My point exactly. In the end, she just accepts it. She can be forgiven for an inital emotional outburst; that's just typical human pathos. How she found out that Carlo was dead? Who knows. Remember, since GFI is just a movie (edited, also)the screen play can allow the audience to make any number of assumptions about outcomes the reasons for which are not portrayed on the screen.
Posted By: JustMe

Re: What about the disappearance of certain people? - 03/20/05 01:07 PM

Sincerely, I rarely ever refer to the movie to find actual truth... But the novel doesn't give much detail here also. All that we find is: Connie had flown home with her mother, the children left in Vegas. She had restrained her widow's grief until the limousine pulled into the mall. Then, before she could be restrained by her mother, she ran across the cobbled street to Michael Corleone's house.

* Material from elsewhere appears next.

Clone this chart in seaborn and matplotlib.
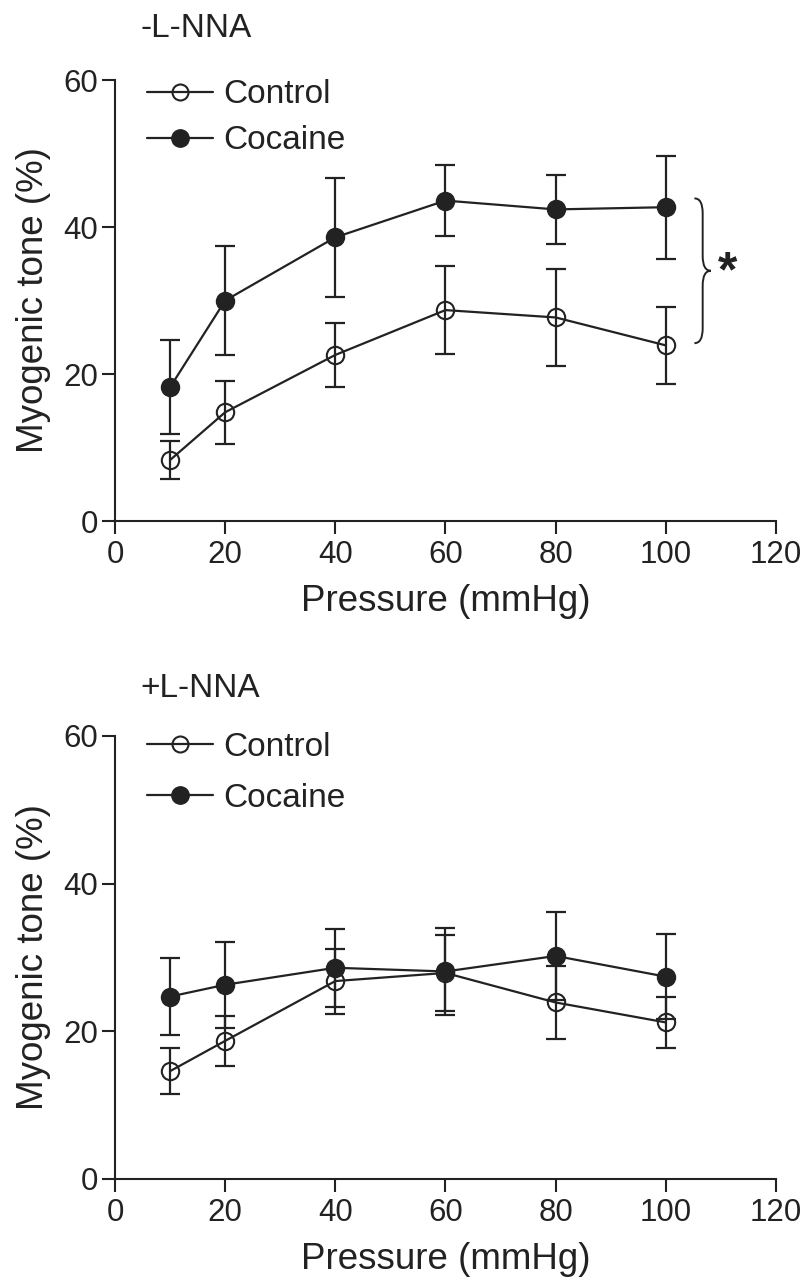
import matplotlib
matplotlib.use("Agg")
import matplotlib.pyplot as plt
from matplotlib.path import Path
from matplotlib.patches import PathPatch
from matplotlib.lines import Line2D
import seaborn as sns
import pandas as pd

# ---------------- data ----------------
pressure = [10, 20, 40, 60, 80, 100]

top_control_mean = [8.3, 14.8, 22.6, 28.7, 27.7, 23.9]
top_control_sem = [2.6, 4.3, 4.4, 6.0, 6.6, 5.2]
top_cocaine_mean = [18.2, 30.0, 38.6, 43.6, 42.4, 42.7]
top_cocaine_sem = [6.4, 7.4, 8.1, 4.8, 4.7, 7.0]

bot_control_mean = [14.6, 18.7, 26.8, 27.9, 23.9, 21.2]
bot_control_sem = [3.1, 3.4, 4.4, 5.1, 4.9, 3.4]
bot_cocaine_mean = [24.7, 26.3, 28.6, 28.1, 30.2, 27.4]
bot_cocaine_sem = [5.2, 5.8, 5.3, 5.9, 6.0, 5.8]

panel_titles = ["-L-NNA", "+L-NNA"]
series_labels = ["Control", "Cocaine"]
x_ticks = [0, 20, 40, 60, 80, 100, 120]
y_ticks = [0, 20, 40, 60]
x_label = "Pressure (mmHg)"
y_label = "Myogenic tone (%)"

# ---------------- style ----------------
sns.set_style("ticks")
plt.rcParams["font.family"] = ["Liberation Sans", "DejaVu Sans"]
plt.rcParams["axes.linewidth"] = 1.5
plt.rcParams["xtick.major.width"] = 1.5
plt.rcParams["ytick.major.width"] = 1.5
plt.rcParams["xtick.major.size"] = 9.5
plt.rcParams["ytick.major.size"] = 9.5
plt.rcParams["xtick.color"] = "#222222"
plt.rcParams["ytick.color"] = "#222222"
plt.rcParams["axes.edgecolor"] = "#222222"

INK = "#222222"
MS = 12.5

fig = plt.figure(figsize=(8.07, 12.83), dpi=100)
ax_top = fig.add_axes([0.1425, 0.5939, 0.8190, 0.3437])
ax_bot = fig.add_axes([0.1425, 0.0811, 0.8190, 0.3453])


def draw_panel(ax, ctrl_m, ctrl_s, coc_m, coc_s, title, title_y, legend_y, label_spacing):
    df = pd.DataFrame({
        "pressure": pressure * 2,
        "tone": ctrl_m + coc_m,
        "group": [series_labels[0]] * len(pressure) + [series_labels[1]] * len(pressure),
    })
    # error bars (mean ± SEM)
    ax.errorbar(pressure, ctrl_m, yerr=ctrl_s, fmt="none", ecolor=INK,
                elinewidth=1.6, capsize=7, capthick=1.6, zorder=2)
    ax.errorbar(pressure, coc_m, yerr=coc_s, fmt="none", ecolor=INK,
                elinewidth=1.6, capsize=7, capthick=1.6, zorder=2)
    sns.lineplot(data=df[df["group"] == series_labels[0]], x="pressure", y="tone",
                 ax=ax, color=INK, lw=1.6, marker="o", markersize=MS,
                 markerfacecolor="none", markeredgecolor=INK, markeredgewidth=1.5,
                 zorder=3, legend=False)
    sns.lineplot(data=df[df["group"] == series_labels[1]], x="pressure", y="tone",
                 ax=ax, color=INK, lw=1.6, marker="o", markersize=MS,
                 markerfacecolor=INK, markeredgecolor=INK, markeredgewidth=1.5,
                 zorder=4, legend=False)

    ax.set_xlim(0, 120)
    ax.set_ylim(0, 60)
    ax.set_xticks(x_ticks)
    ax.set_yticks(y_ticks)
    ax.tick_params(axis="x", labelsize=22.5, pad=4, labelcolor=INK)
    ax.tick_params(axis="y", labelsize=22.5, pad=2.5, labelcolor=INK)
    ax.set_xlabel(x_label, fontsize=26.5, color=INK, labelpad=10)
    ax.set_ylabel(y_label, fontsize=26.5, color=INK, labelpad=9)
    sns.despine(ax=ax)

    handles = [
        Line2D([], [], color=INK, lw=1.6, marker="o", markersize=MS - 1,
               markerfacecolor="none", markeredgecolor=INK, markeredgewidth=1.5),
        Line2D([], [], color=INK, lw=1.6, marker="o", markersize=MS,
               markerfacecolor=INK, markeredgecolor=INK),
    ]
    leg = ax.legend(handles, series_labels, loc="upper left",
                    bbox_to_anchor=(0.048, legend_y), frameon=False,
                    fontsize=24, handlelength=2.0, handletextpad=0.3,
                    labelspacing=label_spacing, borderaxespad=0, borderpad=0)
    for t in leg.get_texts():
        t.set_color(INK)

    ax.text(0.038, title_y, title, transform=ax.transAxes, fontsize=24,
            color=INK, ha="left", va="center")


draw_panel(ax_top, top_control_mean, top_control_sem, top_cocaine_mean,
           top_cocaine_sem, panel_titles[0], 1.117, 1.002, 0.45)
draw_panel(ax_bot, bot_control_mean, bot_control_sem, bot_cocaine_mean,
           bot_cocaine_sem, panel_titles[1], 1.107, 1.009, 0.60)

# significance brace on top panel (spans the two 100 mmHg means)
yt, yb = 43.9, 24.2
ym = (yt + yb) / 2
xl, xm, xr = 105.2, 106.7, 108.2
d = 2.0
verts = [(xl, yt), (xm, yt), (xm, yt - d),
         (xm, ym + d),
         (xm, ym), (xr, ym),
         (xm, ym), (xm, ym - d),
         (xm, yb + d),
         (xm, yb), (xl, yb)]
codes = [Path.MOVETO, Path.CURVE3, Path.CURVE3,
         Path.LINETO,
         Path.CURVE3, Path.CURVE3,
         Path.CURVE3, Path.CURVE3,
         Path.LINETO,
         Path.CURVE3, Path.CURVE3]
brace = PathPatch(Path(verts, codes), fill=False, edgecolor=INK, lw=1.4,
                  clip_on=False, zorder=5)
ax_top.add_patch(brace)
ax_top.text(111.3, ym - 0.4, "*", fontsize=36, fontweight="bold", color=INK,
            ha="center", va="center", clip_on=False)

fig.savefig("out.png", dpi=100)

That gives us to understand that Connie was informed about Carlo's death, about him being killed, while she was in Vegas, and knowing it she went home. If we suppose that Carlo's body was found, perhaps disguised as a victim of other family, then she might learn it from papers, radio, TV, and guess anything she liked about it's causes. If Carlo's body was never found, then someone, maybe not Michael, maybe Tom, phoned and told her(or told her mother to tell her) that Carlo was dead. In such a case explanation was necessary, and the most convenient one to give is that Carlo was killed somehow in this war. Then, Connie just didn't believe it. She knew enough to suspect Michael.